When I copied this quote into a notepad file for future reference, I saved it as "idiocy".

Here's a little gem I found in a comment thread to an article on Yahoo about reducing the national deficit:

Raise taxes to pre-Reagan era rates. Billionaires like Bill Gates and Warren Buffet giving away big chunks of their fortunes to charity (even if it's your own charity) is certainly laudable. However, why was the tax system so lax that people got *this* rich? Even after giving a ridiculous amount of money to charity, Bill Gates still has as much money as the GDP of Equador. Does he work as hard as the entire country of Equador?

I know I probably shouldn't be wasting time arguing in the direction of somebody who can't even spell 'Ecuador' correctly, but the semester's over and I don't have to go to work for another three hours, so here goes.

First off, yes, Bill Gates works just as hard as the country of Ecuador, if not harder.

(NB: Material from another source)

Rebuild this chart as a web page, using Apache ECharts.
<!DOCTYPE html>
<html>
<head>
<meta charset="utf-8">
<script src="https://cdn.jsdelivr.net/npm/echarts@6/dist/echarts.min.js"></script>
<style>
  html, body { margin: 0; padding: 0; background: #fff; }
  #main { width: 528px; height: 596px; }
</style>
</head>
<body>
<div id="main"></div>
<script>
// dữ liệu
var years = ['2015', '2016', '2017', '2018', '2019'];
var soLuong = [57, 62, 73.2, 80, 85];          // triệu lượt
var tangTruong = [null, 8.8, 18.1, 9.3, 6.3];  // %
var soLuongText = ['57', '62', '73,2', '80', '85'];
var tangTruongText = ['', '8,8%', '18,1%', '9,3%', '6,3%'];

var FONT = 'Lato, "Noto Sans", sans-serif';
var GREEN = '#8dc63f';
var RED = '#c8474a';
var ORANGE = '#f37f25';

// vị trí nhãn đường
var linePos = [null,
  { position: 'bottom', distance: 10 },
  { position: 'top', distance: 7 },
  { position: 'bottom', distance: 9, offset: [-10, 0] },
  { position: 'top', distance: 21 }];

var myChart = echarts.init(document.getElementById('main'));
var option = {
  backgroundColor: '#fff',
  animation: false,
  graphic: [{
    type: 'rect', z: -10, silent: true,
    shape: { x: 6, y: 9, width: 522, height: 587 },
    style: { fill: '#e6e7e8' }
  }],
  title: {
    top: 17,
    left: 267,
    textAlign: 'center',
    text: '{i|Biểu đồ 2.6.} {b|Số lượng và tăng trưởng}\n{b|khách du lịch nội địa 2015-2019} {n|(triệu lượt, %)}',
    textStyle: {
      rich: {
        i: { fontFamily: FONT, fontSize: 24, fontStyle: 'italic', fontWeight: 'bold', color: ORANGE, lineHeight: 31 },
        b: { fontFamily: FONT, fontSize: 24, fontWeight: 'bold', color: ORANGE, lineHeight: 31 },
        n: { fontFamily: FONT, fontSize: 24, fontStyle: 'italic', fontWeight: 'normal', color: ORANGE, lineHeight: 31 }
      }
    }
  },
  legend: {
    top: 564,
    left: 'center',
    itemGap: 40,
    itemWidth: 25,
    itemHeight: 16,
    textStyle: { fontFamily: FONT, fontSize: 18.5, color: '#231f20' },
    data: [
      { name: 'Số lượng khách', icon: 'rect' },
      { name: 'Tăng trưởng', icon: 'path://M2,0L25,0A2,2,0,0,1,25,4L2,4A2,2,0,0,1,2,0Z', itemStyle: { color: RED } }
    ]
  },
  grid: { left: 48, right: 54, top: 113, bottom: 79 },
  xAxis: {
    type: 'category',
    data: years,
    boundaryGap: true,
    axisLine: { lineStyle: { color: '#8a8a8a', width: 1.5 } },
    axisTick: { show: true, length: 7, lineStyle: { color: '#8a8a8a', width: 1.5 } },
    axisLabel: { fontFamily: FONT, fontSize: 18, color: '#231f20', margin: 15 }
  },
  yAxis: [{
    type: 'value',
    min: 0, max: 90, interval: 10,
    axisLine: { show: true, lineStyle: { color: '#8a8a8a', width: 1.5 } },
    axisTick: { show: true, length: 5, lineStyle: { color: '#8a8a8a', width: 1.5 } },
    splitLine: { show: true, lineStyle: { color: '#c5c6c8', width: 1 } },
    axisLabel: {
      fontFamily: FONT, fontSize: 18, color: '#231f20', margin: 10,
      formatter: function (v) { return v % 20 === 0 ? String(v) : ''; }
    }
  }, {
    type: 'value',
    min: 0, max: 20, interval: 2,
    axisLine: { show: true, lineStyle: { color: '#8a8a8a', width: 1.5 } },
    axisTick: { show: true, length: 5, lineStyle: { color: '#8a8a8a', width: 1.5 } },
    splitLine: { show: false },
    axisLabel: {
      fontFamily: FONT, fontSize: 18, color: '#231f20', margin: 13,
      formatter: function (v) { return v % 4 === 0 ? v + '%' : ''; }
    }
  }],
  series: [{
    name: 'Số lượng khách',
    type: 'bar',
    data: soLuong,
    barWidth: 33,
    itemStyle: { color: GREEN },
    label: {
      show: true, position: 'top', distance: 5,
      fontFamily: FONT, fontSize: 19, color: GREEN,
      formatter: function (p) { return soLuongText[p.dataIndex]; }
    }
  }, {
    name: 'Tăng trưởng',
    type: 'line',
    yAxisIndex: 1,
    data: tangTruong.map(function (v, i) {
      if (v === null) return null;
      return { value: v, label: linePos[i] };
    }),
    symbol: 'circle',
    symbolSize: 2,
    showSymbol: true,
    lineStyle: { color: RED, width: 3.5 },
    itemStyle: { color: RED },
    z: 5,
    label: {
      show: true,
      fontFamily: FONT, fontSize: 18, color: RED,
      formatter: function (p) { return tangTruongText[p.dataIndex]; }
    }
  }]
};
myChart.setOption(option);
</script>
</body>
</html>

I know it's difficult for you redistributionist, friend-of-the-working-man hags to believe, but being the CEO of a huge corporation is not all kicking back on the beach with a pina colada and letting your underlings handle everything. Yes, some CEOs of huge corporations think it is, but in the business, that sort of thing is widely referred to as "doing it wrong", and their companies ultimately do poorly because of bad leadership. Managing an organization is still work, and it's the kind of work that doesn't leave you alone, that has you keeping your Blackberry (or prototype Windows Phone in this case, I guess; hell, Bill Gates might actually have a cyberbrain already.) glued to your ear or spending holidays working out some upper-management kinks that most people wouldn't even understand the significance of. Just because he's not out there with a hammer and a sweaty brow doesn't mean it's not work.

Second, when did the country of Ecuador ever produce a software system that billions of people around the world use and buy products for? Bill Gates' obscene amounts of money didn't just fall from the sky; he took a risk, spearheaded a company to make things people wanted, and it paid off. He continues to profit from that initial risk. Even if the profit amounts to more than the GDP of a South American country, so what? Whose place is it to say that anyone has too much money, and that some of it needs to be taken away?

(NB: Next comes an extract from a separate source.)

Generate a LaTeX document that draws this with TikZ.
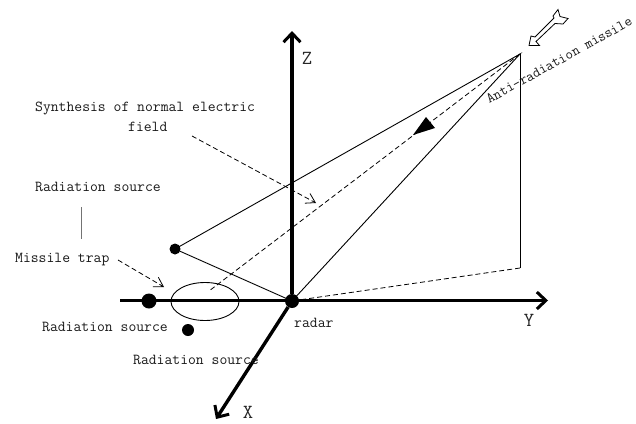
\documentclass[tikz,border=0pt]{standalone}
\usetikzlibrary{arrows.meta,shapes.geometric}
\tikzset{
  every picture/.style={x=1pt,y=-1pt},
  lbl/.style={inner sep=0pt,anchor=west,font=\fontsize{15.24}{16}\selectfont\ttfamily,text=black!90},
  axl/.style={inner sep=0pt,font=\fontsize{20}{21}\selectfont\ttfamily,text=black!85},
  axis/.style={line width=3.4pt,-{Straight Barb[length=9pt,width=17pt,line width=3pt]}},
  thin line/.style={line width=0.9pt},
  dash line/.style={line width=0.8pt,dash pattern=on 5pt off 3pt},
  dash arrow/.style={dash line,-{Straight Barb[length=9pt,width=11pt,line width=0.8pt]}},
  dot/.style={circle,fill=black,inner sep=0pt},
}
\begin{document}
\begin{tikzpicture}
\useasboundingbox (0,0) rectangle (636,423);
\clip (0,0) rectangle (636,423);
\coordinate (zend) at (292,31);
\coordinate (yb) at (120,300.5);
\coordinate (yend) at (548,300.5);
\coordinate (xend) at (216,419);
\coordinate (M) at (520,54);
\coordinate (F) at (520,268);
\coordinate (dashend) at (209,291);
\coordinate (s1a) at (192,136);
\coordinate (s1b) at (316,203);
\coordinate (s2a) at (118,260);
\coordinate (s2b) at (164,287);
\coordinate (b1) at (81,207);
\coordinate (b2) at (81,239);
\node[dot,minimum size=14pt] (O) at (292,301) {};
\node[dot,minimum size=15pt] (A) at (149,301) {};
\node[dot,minimum size=12pt] (B) at (188,330) {};
\node[dot,minimum size=11pt] (C) at (175,249) {};
\draw[axis] (O) -- (zend);
\draw[axis] (yb) -- (yend);
\draw[axis] (O) -- (xend);
\draw[thin line] (C.center) -- (M) -- (O.center) -- (C.center);
\draw[thin line] (M) -- (F);
\draw[dash line] (F) -- (O);
\draw[dash line] (M) -- (dashend);
\draw[fill=black,draw=none] (413,135) -- (426,117) -- (435,128) -- cycle;
\draw[dash arrow] (s1a) -- (s1b);
\draw[dash arrow] (s2a) -- (s2b);
\draw[black!55,line width=1pt] (b1) -- (b2);
\node[draw,ellipse,line width=0.9pt,minimum width=68pt,minimum height=38pt,inner sep=0pt] (E) at (205,301.5) {};
\draw[line width=0.8pt,fill=white] (529,45.5) -- (539.5,45.5) -- (536,41.5) -- (555,23.5) -- (563,24) -- (568,18.5) -- (560,16.5) -- (558,9.5) -- (553,16) -- (554,18) -- (535,37) -- (531,36) -- cycle;
\node[lbl] (t1) at (35,108) {Synthesis of normal electric};
\node[lbl] (t2) at (128,127) {field};
\node[lbl] (t3) at (35,187) {Radiation source};
\node[lbl] (t4) at (15,260) {Missile trap};
\node[lbl] (t5) at (42,327) {Radiation source};
\node[lbl] (t6) at (133,360) {Radiation source};
\node[lbl] (t7) at (294,323) {radar};
\node[lbl,rotate=29,font=\fontsize{14.5}{16}\selectfont\ttfamily] (t8) at (487,100) {Anti-radiation missile};
\node[axl] (Z) at (307,58) {Z};
\node[axl] (Y) at (529,320) {Y};
\node[axl] (X) at (248,412.5) {X};
\end{tikzpicture}
\end{document}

Lemme clue you in on a little secret, commenter; the world is not fair. Some people have more money than others. And you know how this usually happens? They provide things that other people need and are willing to pay for. Becoming that rich is not easy, by any means. For every Bill Gates, there are a dozen people who thought they were going to develop the next big operating system but never got it off the ground. And yet, why do you think people take risks in creating products? Because they want to be as rich as people like Bill Gates. Without possible wealth as a motivator, how many ground-breaking technologies do you think would have gotten off the ground? If companies didn't want to sell their products and make money, do you think they'd put as much effort as they do into making them useful and user-friendly? If we start penalizing the rich simply for being rich, who's going to want to take that kind of risk anymore?

It's easy to look at rich people and say they have too much money. And you know why it's easy? Because it doesn't require the least modicum of rational thought. People like you are the reason we have Commander-in-Chief Penismouth on watch. It all sounds pretty and harmonious until our society starts stagnating because nobody ever has to work for a goddamn thing.